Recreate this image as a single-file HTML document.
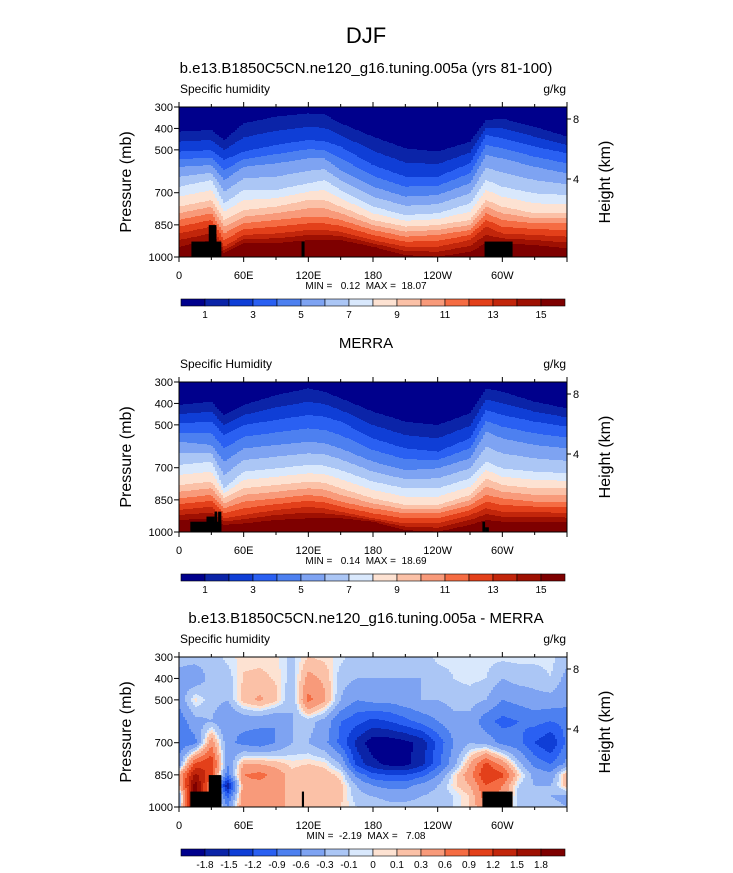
<!DOCTYPE html>
<html><head><meta charset="utf-8">
<style>
body{margin:0;background:#fff;}
svg{display:block;font-family:"Liberation Sans",Arial,sans-serif;}
.pre{white-space:pre;}
</style></head>
<body>
<svg id="fig" width="733" height="873" viewBox="0 0 733 873" xmlns="http://www.w3.org/2000/svg">
<text x="366" y="43" font-size="22" text-anchor="middle">DJF</text>
</svg>
<script>
// ---------- data ----------
const lonsQ = [0,30,42,60,90,120,135,150,180,210,240,270,285,300,330,360];
const qLevels = [1,3,5,7,9,11,13,15];
// panel 1 (model): pressure (mb) of each contour level per longitude
const model = [
 [415,407,454,376,345,330,335,376,438,493,508,462,361,354,392,438],
 [508,501,547,508,477,454,460,485,571,625,625,563,431,446,485,516],
 [579,571,641,579,563,540,540,594,672,718,711,656,524,540,579,610],
 [672,641,750,687,687,656,641,687,765,804,796,750,641,672,703,711],
 [765,734,827,781,765,734,734,765,827,858,851,827,734,765,796,796],
 [827,796,890,843,827,812,812,827,874,905,897,874,796,827,843,843],
 [890,858,952,897,890,874,874,882,921,952,952,921,858,890,897,905],
 [952,921,983,936,936,921,921,921,952,991,999,975,936,936,944,960]
];
// panel 2 (MERRA)
const merra = [
 [407,392,454,407,361,330,345,376,438,485,501,446,330,345,392,423],
 [493,485,547,501,477,454,462,485,563,610,625,563,431,454,485,508],
 [579,594,672,610,594,579,586,610,672,711,703,656,532,563,594,610],
 [687,672,796,718,703,687,690,711,765,796,796,750,672,703,718,726],
 [781,765,843,796,781,765,770,796,843,874,874,827,750,781,796,796],
 [843,827,890,858,843,827,835,858,890,913,913,874,827,843,858,858],
 [897,882,936,921,897,882,890,905,936,960,960,921,890,905,905,913],
 [944,936,967,960,944,936,936,936,952,991,999,967,944,952,952,952]
];
// panel 3 (difference) grid
const lonsD = [0,15,30,45,60,75,90,105,120,135,150,165,180,195,210,225,240,255,270,285,300,315,330,345,360];
const presD = [300,400,500,600,700,800,850,900,950,1000];
const diff = [
 [-0.2,-0.4,-0.5,-0.8,-0.8,-0.5,0.3,0.2,-0.4,-0.3],
 [-0.2,-0.5,0.05,-0.4,-0.7,1.0,1.6,2,2,2],
 [-0.2,-0.2,-0.2,-0.3,0.5,1.2,1.0,0.5,0.5,0.5],
 [-0.05,-0.2,-0.3,-0.6,-0.5,-0.6,-0.8,-1.8,-1.0,-0.6],
 [0.05,0.12,0.2,-0.5,-0.7,0.3,0.6,0.5,0.5,0.6],
 [0.05,0.15,0.35,-0.5,-0.8,0.3,0.7,0.5,0.5,0.6],
 [0.03,0.08,0.15,-0.6,-0.6,0.2,0.5,0.4,0.4,0.4],
 [-0.15,-0.2,-0.3,-0.3,-0.3,0.05,0.15,0.2,0.2,0.2],
 [0.1,0.4,0.7,-0.2,-0.3,0.1,0.3,0.3,0.3,0.3],
 [0.05,0.25,0.35,-0.4,-0.5,0.05,0.2,0.25,0.25,0.2],
 [-0.05,-0.2,-0.3,-0.9,-1.0,-0.3,0.05,0.15,0.15,0.1],
 [-0.2,-0.3,-0.6,-1.1,-1.6,-1.3,-0.7,-0.3,-0.2,-0.1],
 [-0.2,-0.3,-0.5,-1.3,-2.0,-1.7,-1.1,-0.6,-0.3,-0.1],
 [-0.2,-0.3,-0.5,-1.2,-2.0,-1.9,-1.2,-0.7,-0.4,-0.2],
 [-0.2,-0.3,-0.4,-1.0,-1.9,-1.9,-1.2,-0.7,-0.4,-0.2],
 [-0.2,-0.3,-0.3,-0.8,-1.7,-1.6,-1.0,-0.5,-0.3,-0.2],
 [-0.05,-0.2,-0.3,-0.6,-1.1,-1.0,-0.6,-0.3,-0.2,-0.1],
 [-0.05,-0.1,-0.2,-0.4,-0.6,-0.4,0.0,0.05,-0.1,-0.1],
 [-0.05,-0.05,-0.2,-0.4,-0.3,0.3,0.5,0.3,0.1,0.1],
 [-0.05,-0.1,-0.3,-0.8,-0.4,1.0,1.2,0.9,0.8,0.6],
 [-0.05,-0.3,-0.6,-1.0,-0.7,0.5,1.0,0.6,0.5,0.5],
 [-0.05,-0.2,-0.5,-0.9,-0.8,-0.2,0.1,-0.1,-0.2,-0.2],
 [-0.05,-0.2,-0.4,-0.8,-1.2,-0.7,-0.4,-0.3,-0.2,-0.2],
 [-0.05,-0.1,-0.4,-0.9,-1.5,-0.9,-0.5,-0.3,-0.3,-0.2],
 [-0.2,-0.4,-0.5,-0.8,-0.8,-0.5,0.3,0.2,-0.4,-0.3]
];
const diffLevels = [-1.8,-1.5,-1.2,-0.9,-0.6,-0.3,-0.1,0,0.1,0.3,0.6,0.9,1.2,1.5,1.8];
const diffLabels = ["-1.8","-1.5","-1.2","-0.9","-0.6","-0.3","-0.1","0","0.1","0.3","0.6","0.9","1.2","1.5","1.8"];
const qLabels = ["1","3","5","7","9","11","13","15"];
// topography boxes: [lon0, lon1, topPressure]
const topoA = [[11.5,39.3,928],[27.6,34.7,851],[113.7,116.5,928],[283.5,309.5,928]];
const topoB = [[10.5,39.3,952],[25.5,33,928],[33,35.5,905],[36.3,39.3,905],[281.5,284,952],[284,287.5,978]];
const topoC = [[10.5,39.3,928],[27.6,39.3,851],[114,116,928],[281.5,309.5,928]];
const xTickLabels = ["0","60E","120E","180","120W","60W"];
const pTicks = [300,400,500,700,850,1000];
const hTicks = [[8,12],[4,72]];
const colors = ["#00008c","#0b24a8","#0f3ed6","#2a60f2","#4d80f0","#7ea3f2","#abc6f5","#d9e8fc","#fde2d2","#fbc1a7","#f89a7a","#f56c43","#e3401a","#c2260b","#9e1002","#7e0000"];

// ---------- helpers ----------
const NS="http://www.w3.org/2000/svg";
const svg=document.getElementById('fig');
const X0=179, X1=567, PH=150;
function el(tag,attrs,parent){const e=document.createElementNS(NS,tag);for(const k in attrs)e.setAttribute(k,attrs[k]);(parent||svg).appendChild(e);return e;}
function xScale(lon){return X0+lon/360*(X1-X0);}
function yScale(p,top){return top+(p-300)/700*PH;}
function interp1(xs,ys,x){if(x<=xs[0])return ys[0];for(let i=1;i<xs.length;i++){if(x<=xs[i]){const t=(x-xs[i-1])/(xs[i]-xs[i-1]);return ys[i-1]+t*(ys[i]-ys[i-1]);}}return ys[ys.length-1];}
function qValue(bnd,p){
  if(p<bnd[0]) return 1-(bnd[0]-p)/Math.max(bnd[0]-300,1)*0.95;
  for(let k=0;k<bnd.length-1;k++){if(p<bnd[k+1])return qLevels[k]+2*(p-bnd[k])/(bnd[k+1]-bnd[k]);}
  return 15+(p-bnd[7])/Math.max(1000-bnd[7],1);
}
function qBand(v){return Math.max(0,Math.min(15,Math.floor(v)));}
function dBand(v){let b=0;for(const l of diffLevels){if(v>=l)b++;}return b;}

function drawField(g,top,valueAt,bandOf){
  const step=2;
  for(let x=X0;x<X1;x+=step){
    const lon=(x+step/2-X0)/(X1-X0)*360;
    let runStart=top,runBand=null;
    for(let y=top;y<=top+PH;y++){
      let b=null;
      if(y<top+PH){const p=300+(y+0.5-top)/PH*700;b=bandOf(valueAt(lon,p));}
      if(b!==runBand){
        if(runBand!==null){
          const r=el('rect',{x:x,y:runStart,width:step+0.4,height:y-runStart+0.4,fill:colors[runBand]},g);
          
          
        }
        runStart=y;runBand=b;
      }
    }
  }
}

function panel(top,title,titleName,valueAt,bandOf,topo,minmax,cbLabels,cbName,varLabel,isDiff){
  const g=el('g',{});
  
  
  const t=el('text',{x:366,y:top-34,'font-size':15,'text-anchor':'middle'},g);t.textContent=title;
  
  const lt=el('text',{x:180,y:top-14,'font-size':12},g);lt.textContent=varLabel;
  
  const ut=el('text',{x:566,y:top-14,'font-size':12,'text-anchor':'end'},g);ut.textContent='g/kg';
  
  const fg=el('g',{},g);
  
  drawField(fg,top,valueAt,bandOf);
  for(const [a,b,p] of topo){
    const r=el('rect',{x:xScale(a),y:yScale(p,top),width:xScale(b)-xScale(a),height:top+PH-yScale(p,top),fill:'#000'},g);
    
  }
  const fr=el('rect',{x:X0,y:top,width:X1-X0,height:PH,fill:'none',stroke:'#000','stroke-width':1},g);
  
  for(let lon=0;lon<=360;lon+=30){
    const major=lon%60===0, L=major?5:3, x=xScale(lon);
    el('line',{x1:x,x2:x,y1:top+PH,y2:top+PH+L,stroke:'#000'},g);
    el('line',{x1:x,x2:x,y1:top,y2:top-L,stroke:'#000'},g);
    if(major&&lon<360){const tl=el('text',{x:x,y:top+PH+22,'font-size':11,'text-anchor':'middle'},g);tl.textContent=xTickLabels[lon/60];
      }
  }
  for(const p of pTicks){
    const y=yScale(p,top);
    el('line',{x1:X0-5,x2:X0,y1:y,y2:y,stroke:'#000'},g);
    const tl=el('text',{x:X0-6,y:y+4,'font-size':11,'text-anchor':'end'},g);tl.textContent=p;
    
  }
  for(const [h,dy] of hTicks){
    el('line',{x1:X1,x2:X1+4,y1:top+dy,y2:top+dy,stroke:'#000'},g);
    const tl=el('text',{x:X1+6,y:top+dy+4,'font-size':11},g);tl.textContent=h;
    
  }
  const ya=el('text',{x:0,y:0,'font-size':16,'text-anchor':'middle',transform:`translate(131 ${top+75}) rotate(-90)`},g);ya.textContent='Pressure (mb)';
  
  const yb=el('text',{x:0,y:0,'font-size':16,'text-anchor':'middle',transform:`translate(610 ${top+75}) rotate(-90)`},g);yb.textContent='Height (km)';
  
  const mm=el('text',{x:366,y:top+PH+32,'font-size':10,'text-anchor':'middle','class':'pre'},g);mm.textContent=minmax;
  
  const cb=el('g',{},g);
  const cx0=181,cw=24,cy=top+192;
  for(let i=0;i<16;i++){
    const r=el('rect',{x:cx0+i*cw,y:cy,width:cw,height:7,fill:colors[i],stroke:'#000','stroke-width':0.6},cb);
    
  }
  cbLabels.forEach((lab,i)=>{
    const idx=isDiff?i+1:(i*2+1);
    const tl=el('text',{x:cx0+idx*cw,y:cy+19,'font-size':10,'text-anchor':'middle'},cb);tl.textContent=lab;
    
  });
}

function qFieldFn(arr){return (lon,p)=>{const b=arr.map(row=>interp1(lonsQ,row,lon));return qValue(b,p);};}
function diffAt(lon,p){
  const col=diff.map(row=>interp1(presD,row,p));
  return interp1(lonsD,col,lon);
}

panel(107,'b.e13.B1850C5CN.ne120_g16.tuning.005a (yrs 81-100)','model',qFieldFn(model),qBand,topoA,'MIN =   0.12  MAX =  18.07',qLabels,'colorbar-model','Specific humidity',false);
panel(382,'MERRA','merra',qFieldFn(merra),qBand,topoB,'MIN =   0.14  MAX =  18.69',qLabels,'colorbar-merra','Specific Humidity',false);
panel(657,'b.e13.B1850C5CN.ne120_g16.tuning.005a - MERRA','difference',diffAt,dBand,topoC,'MIN =  -2.19  MAX =   7.08',diffLabels,'colorbar-diff','Specific humidity',true);
</script>
</body></html>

++++++++++++++++++++

### Task brief
Scan the material line by line and report each one that contains "document".

### Output for this task
Recreate this image as a single-file HTML document.
const svg=document.getElementById('fig');
function el(tag,attrs,parent){const e=document.createElementNS(NS,tag);for(const k in attrs)e.setAttribute(k,attrs[k]);(parent||svg).appendChild(e);return e;}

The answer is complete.